Documentation is also a good thing to add. The perspective of a fresh user is precious and only lasts so long. Documenting the onboarding process can point to documentation shortcomings that are great to fix.
I just want to add that this kind of documentation is worthwhile even for experienced developers.
I've come across so many projects in my career in which the hardest task of all is figuring out where to start looking at the code. The entrypoint is often non-obvious and starting at main() often fails to elucidate the narrative of the program.
To rectify this moving forward I've started keeping something of a development journal with new software I write. It's a cross between a README and a changelog and a sitemap; like printed MapQuest directions for my code.

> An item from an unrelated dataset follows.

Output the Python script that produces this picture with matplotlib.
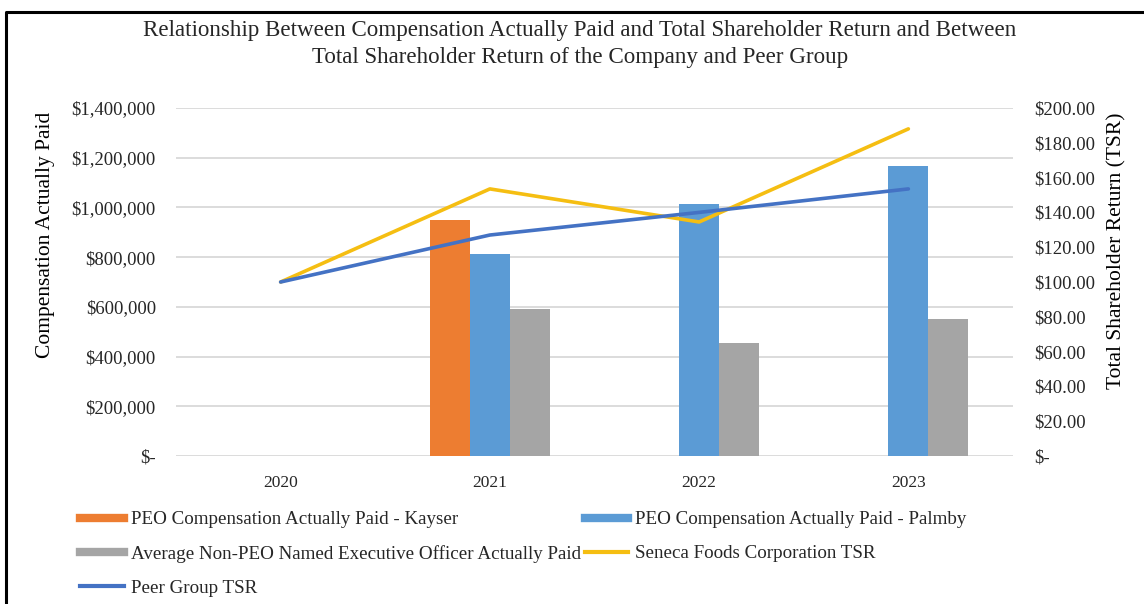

Commenting on documentation and maybe updating is a good point yes. Onboarding docs can get quite stale.
Both doc and test have the advantage of not breaking stuff for other users. Sort of, adding huge tests that make CI timeout or bogus doc is not ideal either.
But at least both of those are on the starting path of understanding how the project works, which is a pre-requisite for contributing code.
I have seen a few big bang 'lets test everything' go horribly wrong. Where you were unsure if the tests or the code were broken. Test code is code. It needs to be reviewed too. It is also dead easy to go too far with it (I know I have fallen into that trap more than once).
I would argue that the more pernicious result is tests that are correct and do pass at the moment they were written but are brittle, test internal interfaces and data, and generally ossify the design of the project because making any change now involves making the change and fixing the dozen tests the change breaks. It's hard to say no to those tests, because, on the surface they appear very thorough, and look brilliant on objective metrics, like branch/function coverage tools. It's only later, when every change, no matter how trivial, requires at least five or six files to be touched, that you come to realize the tarpit that you've ensnared yourself in.
On the other hand well written tests are awesome. When I have a pull request to review that makes change to a code I'm not familiar with, I always go to see the changes in tests first, to see what has actually changed on the interface level.
Documentation is also a good thing to add. The perspective of a fresh user is precious and only lasts so long. Documenting the onboarding process can point to documentation shortcomings that are great to fix.